## Exercise brief
Using the listing below, set down each line from the line containing "Give me the TikZ source for this diagram." through the line containing "(0,0) rectangle (853,347);", both ends included, exactly and with nothing added.
_ _ _ _
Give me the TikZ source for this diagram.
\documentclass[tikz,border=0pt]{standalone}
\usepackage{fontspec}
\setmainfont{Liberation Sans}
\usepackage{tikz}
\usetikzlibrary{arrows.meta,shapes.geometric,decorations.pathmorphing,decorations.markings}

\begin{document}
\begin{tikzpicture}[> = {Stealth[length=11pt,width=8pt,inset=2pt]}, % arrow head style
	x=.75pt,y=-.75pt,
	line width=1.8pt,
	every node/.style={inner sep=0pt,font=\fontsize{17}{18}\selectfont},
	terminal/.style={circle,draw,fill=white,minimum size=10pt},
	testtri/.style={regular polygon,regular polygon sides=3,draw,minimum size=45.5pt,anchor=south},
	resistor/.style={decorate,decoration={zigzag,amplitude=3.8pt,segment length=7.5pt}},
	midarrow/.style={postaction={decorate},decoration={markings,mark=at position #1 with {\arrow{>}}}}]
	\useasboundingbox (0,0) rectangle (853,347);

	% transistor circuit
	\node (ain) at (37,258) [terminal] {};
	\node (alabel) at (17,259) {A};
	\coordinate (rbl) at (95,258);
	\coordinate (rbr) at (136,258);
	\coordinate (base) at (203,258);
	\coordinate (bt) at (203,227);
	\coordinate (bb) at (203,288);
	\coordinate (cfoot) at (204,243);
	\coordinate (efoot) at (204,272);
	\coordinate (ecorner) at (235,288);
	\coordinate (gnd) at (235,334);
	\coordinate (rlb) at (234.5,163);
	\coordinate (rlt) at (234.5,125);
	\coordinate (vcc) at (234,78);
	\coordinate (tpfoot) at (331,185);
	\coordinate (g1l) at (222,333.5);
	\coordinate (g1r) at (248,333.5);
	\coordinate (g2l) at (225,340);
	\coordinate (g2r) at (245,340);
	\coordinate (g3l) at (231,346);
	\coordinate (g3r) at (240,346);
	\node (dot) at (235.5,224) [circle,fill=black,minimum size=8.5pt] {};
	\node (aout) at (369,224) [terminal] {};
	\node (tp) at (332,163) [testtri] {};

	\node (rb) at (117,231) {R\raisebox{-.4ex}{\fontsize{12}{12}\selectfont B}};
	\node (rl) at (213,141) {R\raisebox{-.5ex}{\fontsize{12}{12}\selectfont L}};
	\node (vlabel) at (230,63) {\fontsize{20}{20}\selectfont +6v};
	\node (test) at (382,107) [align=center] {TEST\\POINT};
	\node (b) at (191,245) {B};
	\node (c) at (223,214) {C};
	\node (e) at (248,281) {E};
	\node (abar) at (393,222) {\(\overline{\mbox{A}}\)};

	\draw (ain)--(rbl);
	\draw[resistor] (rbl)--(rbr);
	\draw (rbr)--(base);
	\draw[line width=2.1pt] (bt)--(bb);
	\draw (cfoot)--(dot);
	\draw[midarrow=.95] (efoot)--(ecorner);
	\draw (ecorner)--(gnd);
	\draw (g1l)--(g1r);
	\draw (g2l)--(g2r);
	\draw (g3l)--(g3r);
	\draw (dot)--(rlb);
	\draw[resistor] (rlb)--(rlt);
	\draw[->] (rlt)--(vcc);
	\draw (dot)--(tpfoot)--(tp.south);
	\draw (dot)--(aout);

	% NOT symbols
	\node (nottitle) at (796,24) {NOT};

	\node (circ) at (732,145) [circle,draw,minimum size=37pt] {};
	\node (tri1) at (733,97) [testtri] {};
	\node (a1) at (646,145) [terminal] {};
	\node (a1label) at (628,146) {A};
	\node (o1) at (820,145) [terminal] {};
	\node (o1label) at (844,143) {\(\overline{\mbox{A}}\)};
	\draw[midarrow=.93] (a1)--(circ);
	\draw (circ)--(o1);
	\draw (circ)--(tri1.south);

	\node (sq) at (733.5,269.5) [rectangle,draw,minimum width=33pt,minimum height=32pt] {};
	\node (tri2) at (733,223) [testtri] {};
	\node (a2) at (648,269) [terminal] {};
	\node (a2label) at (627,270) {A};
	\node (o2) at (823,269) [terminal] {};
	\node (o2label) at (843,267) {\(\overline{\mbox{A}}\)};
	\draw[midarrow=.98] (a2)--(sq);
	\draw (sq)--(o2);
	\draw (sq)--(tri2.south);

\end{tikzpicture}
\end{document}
_ _ _ _
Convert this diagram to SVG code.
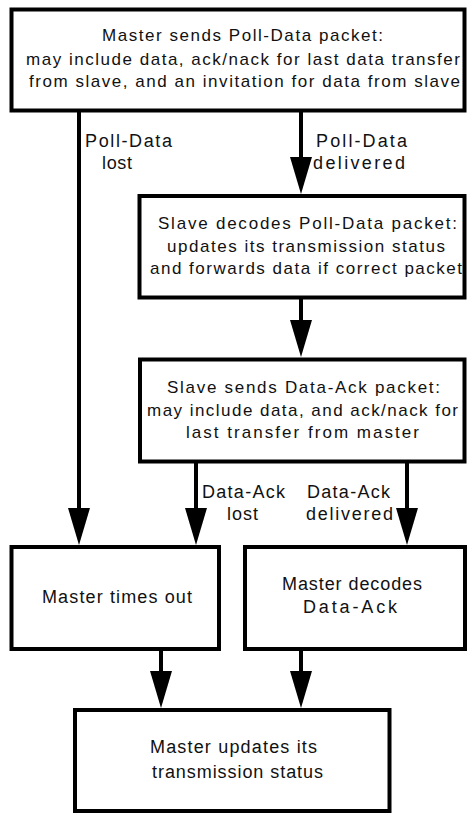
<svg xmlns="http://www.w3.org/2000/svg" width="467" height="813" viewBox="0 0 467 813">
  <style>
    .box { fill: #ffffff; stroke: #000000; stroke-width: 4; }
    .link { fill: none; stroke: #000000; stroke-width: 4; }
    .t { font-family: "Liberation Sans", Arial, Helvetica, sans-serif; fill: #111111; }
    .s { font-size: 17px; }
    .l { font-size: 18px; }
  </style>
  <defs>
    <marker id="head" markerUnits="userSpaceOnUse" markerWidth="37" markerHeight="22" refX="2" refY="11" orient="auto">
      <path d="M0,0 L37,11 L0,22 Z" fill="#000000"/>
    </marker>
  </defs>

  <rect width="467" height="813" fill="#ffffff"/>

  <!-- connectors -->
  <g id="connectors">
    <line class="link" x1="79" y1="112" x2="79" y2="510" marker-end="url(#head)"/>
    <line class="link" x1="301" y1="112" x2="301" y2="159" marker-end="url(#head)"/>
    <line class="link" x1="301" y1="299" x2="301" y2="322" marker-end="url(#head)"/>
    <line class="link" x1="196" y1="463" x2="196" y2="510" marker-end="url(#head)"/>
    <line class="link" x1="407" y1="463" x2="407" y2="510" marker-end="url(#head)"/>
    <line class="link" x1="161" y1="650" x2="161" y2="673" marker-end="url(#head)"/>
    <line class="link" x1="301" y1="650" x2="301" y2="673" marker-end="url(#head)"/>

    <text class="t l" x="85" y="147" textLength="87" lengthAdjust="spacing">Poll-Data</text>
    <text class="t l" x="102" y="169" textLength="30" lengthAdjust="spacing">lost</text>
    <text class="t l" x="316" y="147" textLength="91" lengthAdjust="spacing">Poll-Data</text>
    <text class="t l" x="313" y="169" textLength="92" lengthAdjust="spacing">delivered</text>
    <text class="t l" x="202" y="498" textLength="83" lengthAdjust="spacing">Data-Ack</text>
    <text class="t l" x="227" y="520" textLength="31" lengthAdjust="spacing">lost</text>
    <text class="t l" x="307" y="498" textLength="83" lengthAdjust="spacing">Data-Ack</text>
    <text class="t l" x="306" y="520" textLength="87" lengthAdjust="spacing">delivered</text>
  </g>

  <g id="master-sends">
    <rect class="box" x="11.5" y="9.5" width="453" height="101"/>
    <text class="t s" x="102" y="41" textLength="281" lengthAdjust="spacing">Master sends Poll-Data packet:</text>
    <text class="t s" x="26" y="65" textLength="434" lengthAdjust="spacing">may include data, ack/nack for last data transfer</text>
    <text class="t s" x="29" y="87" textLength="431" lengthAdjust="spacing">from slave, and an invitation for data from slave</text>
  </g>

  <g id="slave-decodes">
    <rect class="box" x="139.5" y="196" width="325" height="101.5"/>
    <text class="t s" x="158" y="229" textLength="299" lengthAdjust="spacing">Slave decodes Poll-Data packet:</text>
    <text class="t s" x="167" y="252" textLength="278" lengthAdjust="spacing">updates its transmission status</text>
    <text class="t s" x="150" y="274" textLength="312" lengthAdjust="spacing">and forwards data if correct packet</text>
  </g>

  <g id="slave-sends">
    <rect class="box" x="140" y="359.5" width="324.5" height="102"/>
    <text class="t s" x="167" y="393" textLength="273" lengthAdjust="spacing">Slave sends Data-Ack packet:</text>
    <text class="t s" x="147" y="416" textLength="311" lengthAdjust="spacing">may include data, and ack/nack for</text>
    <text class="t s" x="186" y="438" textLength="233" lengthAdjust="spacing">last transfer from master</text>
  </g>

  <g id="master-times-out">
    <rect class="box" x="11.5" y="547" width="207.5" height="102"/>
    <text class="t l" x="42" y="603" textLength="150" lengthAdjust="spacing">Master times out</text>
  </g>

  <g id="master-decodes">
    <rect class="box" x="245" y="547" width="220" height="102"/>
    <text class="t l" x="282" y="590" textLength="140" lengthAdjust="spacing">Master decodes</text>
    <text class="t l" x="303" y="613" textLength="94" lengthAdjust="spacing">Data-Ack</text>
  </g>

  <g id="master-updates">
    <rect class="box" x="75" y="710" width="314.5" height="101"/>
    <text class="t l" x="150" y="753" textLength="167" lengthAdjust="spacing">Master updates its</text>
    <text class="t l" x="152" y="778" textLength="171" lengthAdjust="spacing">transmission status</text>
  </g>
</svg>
_ _ _ _
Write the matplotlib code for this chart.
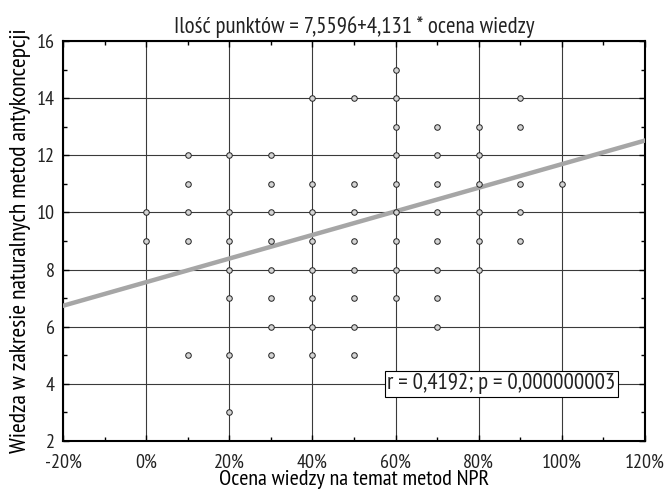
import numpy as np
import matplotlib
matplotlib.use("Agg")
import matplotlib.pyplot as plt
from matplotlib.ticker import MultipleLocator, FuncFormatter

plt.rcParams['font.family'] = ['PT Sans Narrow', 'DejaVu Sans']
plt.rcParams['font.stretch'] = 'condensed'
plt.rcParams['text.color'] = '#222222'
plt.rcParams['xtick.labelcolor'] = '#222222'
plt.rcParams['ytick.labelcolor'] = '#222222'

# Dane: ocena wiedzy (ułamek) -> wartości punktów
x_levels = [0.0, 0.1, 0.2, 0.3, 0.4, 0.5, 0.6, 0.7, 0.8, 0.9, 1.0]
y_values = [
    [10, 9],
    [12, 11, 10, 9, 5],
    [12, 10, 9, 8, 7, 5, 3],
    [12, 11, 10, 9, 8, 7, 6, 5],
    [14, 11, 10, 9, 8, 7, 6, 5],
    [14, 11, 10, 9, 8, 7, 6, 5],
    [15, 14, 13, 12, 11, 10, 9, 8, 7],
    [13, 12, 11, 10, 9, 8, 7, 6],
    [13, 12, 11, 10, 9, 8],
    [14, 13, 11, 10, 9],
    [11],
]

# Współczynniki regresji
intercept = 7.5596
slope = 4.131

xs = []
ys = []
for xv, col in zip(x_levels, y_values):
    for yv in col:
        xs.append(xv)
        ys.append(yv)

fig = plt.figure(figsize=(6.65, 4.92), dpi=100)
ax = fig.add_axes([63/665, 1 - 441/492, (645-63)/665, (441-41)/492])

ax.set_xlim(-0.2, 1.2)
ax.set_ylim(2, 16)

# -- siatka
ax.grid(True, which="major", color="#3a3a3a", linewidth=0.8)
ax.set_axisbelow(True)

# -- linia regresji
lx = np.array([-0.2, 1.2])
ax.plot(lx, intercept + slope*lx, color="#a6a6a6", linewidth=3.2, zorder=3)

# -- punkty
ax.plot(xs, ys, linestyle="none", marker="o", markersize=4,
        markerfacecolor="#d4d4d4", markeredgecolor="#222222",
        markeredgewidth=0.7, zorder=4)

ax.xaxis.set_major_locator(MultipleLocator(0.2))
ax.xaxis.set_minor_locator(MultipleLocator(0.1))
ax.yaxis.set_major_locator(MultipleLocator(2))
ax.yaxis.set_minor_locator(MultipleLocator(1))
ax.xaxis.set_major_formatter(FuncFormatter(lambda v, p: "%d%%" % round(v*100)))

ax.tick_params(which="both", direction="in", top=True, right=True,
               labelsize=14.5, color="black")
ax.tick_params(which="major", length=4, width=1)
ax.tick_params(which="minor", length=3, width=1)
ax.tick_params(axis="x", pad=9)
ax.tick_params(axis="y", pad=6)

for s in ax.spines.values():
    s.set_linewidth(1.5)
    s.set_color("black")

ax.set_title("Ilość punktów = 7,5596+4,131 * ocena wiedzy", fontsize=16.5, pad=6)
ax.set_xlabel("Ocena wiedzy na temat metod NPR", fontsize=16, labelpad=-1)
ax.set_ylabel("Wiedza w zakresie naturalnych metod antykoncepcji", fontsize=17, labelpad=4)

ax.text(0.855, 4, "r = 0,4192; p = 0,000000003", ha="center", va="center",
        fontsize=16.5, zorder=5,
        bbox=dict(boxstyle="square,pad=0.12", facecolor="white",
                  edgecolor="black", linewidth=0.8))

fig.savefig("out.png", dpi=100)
_ _ _ _
## Result of the exercise
Give me the TikZ source for this diagram.
\documentclass[tikz,border=0pt]{standalone}
\usepackage{fontspec}
\setmainfont{Liberation Sans}
\usepackage{tikz}
\usetikzlibrary{arrows.meta,shapes.geometric,decorations.pathmorphing,decorations.markings}

\begin{document}
\begin{tikzpicture}[> = {Stealth[length=11pt,width=8pt,inset=2pt]}, % arrow head style
	x=.75pt,y=-.75pt,
	line width=1.8pt,
	every node/.style={inner sep=0pt,font=\fontsize{17}{18}\selectfont},
	terminal/.style={circle,draw,fill=white,minimum size=10pt},
	testtri/.style={regular polygon,regular polygon sides=3,draw,minimum size=45.5pt,anchor=south},
	resistor/.style={decorate,decoration={zigzag,amplitude=3.8pt,segment length=7.5pt}},
	midarrow/.style={postaction={decorate},decoration={markings,mark=at position #1 with {\arrow{>}}}}]
	\useasboundingbox (0,0) rectangle (853,347);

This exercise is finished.